Data shown:
--------------------------------

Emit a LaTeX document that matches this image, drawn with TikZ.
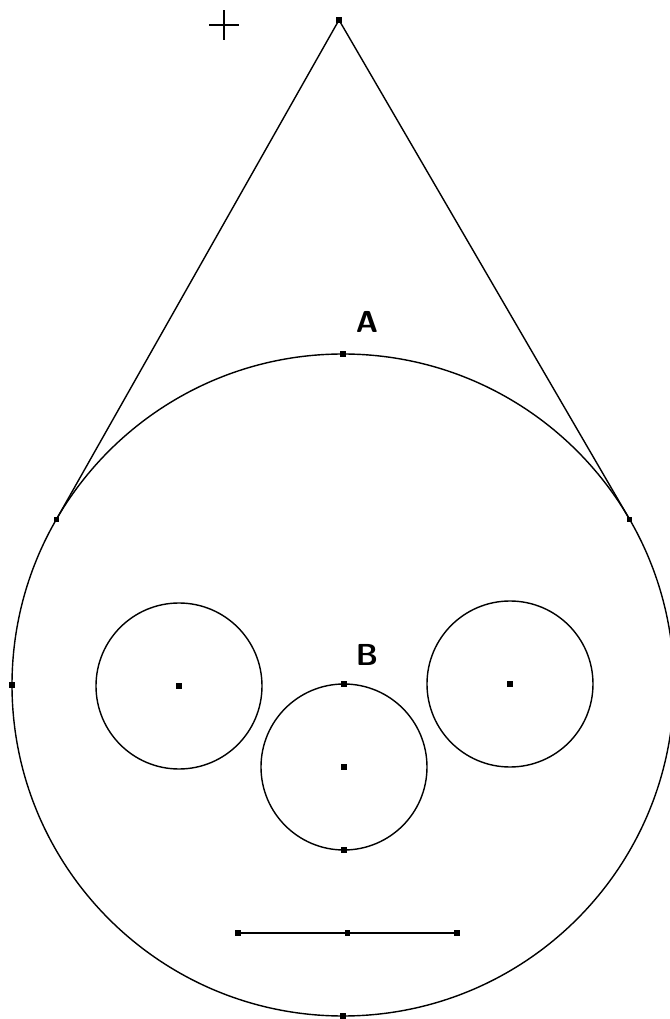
\documentclass[tikz,border=0pt]{standalone}
\usepackage{xcolor}
\definecolor{sketchink}{HTML}{000000}

\begin{document}
\begin{tikzpicture}[
  x=0.02cm,
  y=0.02cm,
  every node/.style={font=\sffamily\bfseries\LARGE},
  dot/.style={fill=sketchink, rectangle, inner sep=0pt, minimum size=3.2pt},
  ink/.style={sketchink, line width=0.8pt}
]
  \useasboundingbox (0,0) rectangle (670,1019);
  \def\bigR{331}
  \def\smallR{83}
  \coordinate (O) at (343,334);
  \coordinate (Lc) at (179,333);
  \coordinate (Rc) at (510,335);
  \coordinate (Mc) at (344,252);

  % circles
  \draw[ink] (O) circle[radius=\bigR];
  \draw[ink] (Lc) circle[radius=\smallR];
  \draw[ink] (Rc) circle[radius=\smallR];
  \draw[ink] (Mc) circle[radius=\smallR];

  % points
  \node[dot] (apex) at (339,999) {};
  \node[dot] (tanL) at ([shift={(150:\bigR)}]O) {};
  \node[dot] (tanR) at ([shift={(30:\bigR)}]O) {};
  \node[dot] (topA) at ([shift={(90:\bigR)}]O) {};
  \node[dot] (west) at ([shift={(180:\bigR)}]O) {};
  \node[dot] (south) at ([shift={(270:\bigR)}]O) {};
  \node[dot] (Ldot) at (Lc) {};
  \node[dot] (Rdot) at (Rc) {};
  \node[dot] (Mdot) at (Mc) {};
  \node[dot] (topB) at ([shift={(90:\smallR)}]Mc) {};
  \node[dot] (botB) at ([shift={(270:\smallR)}]Mc) {};
  \node[dot] (segL) at (238,86) {};
  \node[dot] (segM) at (347.5,86) {};
  \node[dot] (segR) at (457,86) {};

  % tangents and segment
  \draw[ink] (apex.center) -- (tanL.center);
  \draw[ink] (apex.center) -- (tanR.center);
  \draw[ink] (segL.center) -- (segR.center);

  % labels
  \node[sketchink] (labA) at (367,697) {A};
  \node[sketchink] (labB) at (367,364) {B};

  % cross
  \coordinate (cross) at (224,994);
  \draw[sketchink, line width=1.1pt] ([xshift=-15*0.02cm]cross) -- ([xshift=15*0.02cm]cross);
  \draw[sketchink, line width=1.1pt] ([yshift=-15*0.02cm]cross) -- ([yshift=15*0.02cm]cross);
\end{tikzpicture}
\end{document}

--------------------------------

Pictures excluded, repeat exactly the lines from the top of the material through the line with "(labB) at (367,364)", including both of those lines.

Written answer:
Emit a LaTeX document that matches this image, drawn with TikZ.
\documentclass[tikz,border=0pt]{standalone}
\usepackage{xcolor}
\definecolor{sketchink}{HTML}{000000}

\begin{document}
\begin{tikzpicture}[
  x=0.02cm,
  y=0.02cm,
  every node/.style={font=\sffamily\bfseries\LARGE},
  dot/.style={fill=sketchink, rectangle, inner sep=0pt, minimum size=3.2pt},
  ink/.style={sketchink, line width=0.8pt}
]
  \useasboundingbox (0,0) rectangle (670,1019);
  \def\bigR{331}
  \def\smallR{83}
  \coordinate (O) at (343,334);
  \coordinate (Lc) at (179,333);
  \coordinate (Rc) at (510,335);
  \coordinate (Mc) at (344,252);

  % circles
  \draw[ink] (O) circle[radius=\bigR];
  \draw[ink] (Lc) circle[radius=\smallR];
  \draw[ink] (Rc) circle[radius=\smallR];
  \draw[ink] (Mc) circle[radius=\smallR];

  % points
  \node[dot] (apex) at (339,999) {};
  \node[dot] (tanL) at ([shift={(150:\bigR)}]O) {};
  \node[dot] (tanR) at ([shift={(30:\bigR)}]O) {};
  \node[dot] (topA) at ([shift={(90:\bigR)}]O) {};
  \node[dot] (west) at ([shift={(180:\bigR)}]O) {};
  \node[dot] (south) at ([shift={(270:\bigR)}]O) {};
  \node[dot] (Ldot) at (Lc) {};
  \node[dot] (Rdot) at (Rc) {};
  \node[dot] (Mdot) at (Mc) {};
  \node[dot] (topB) at ([shift={(90:\smallR)}]Mc) {};
  \node[dot] (botB) at ([shift={(270:\smallR)}]Mc) {};
  \node[dot] (segL) at (238,86) {};
  \node[dot] (segM) at (347.5,86) {};
  \node[dot] (segR) at (457,86) {};

  % tangents and segment
  \draw[ink] (apex.center) -- (tanL.center);
  \draw[ink] (apex.center) -- (tanR.center);
  \draw[ink] (segL.center) -- (segR.center);

  % labels
  \node[sketchink] (labA) at (367,697) {A};
  \node[sketchink] (labB) at (367,364) {B};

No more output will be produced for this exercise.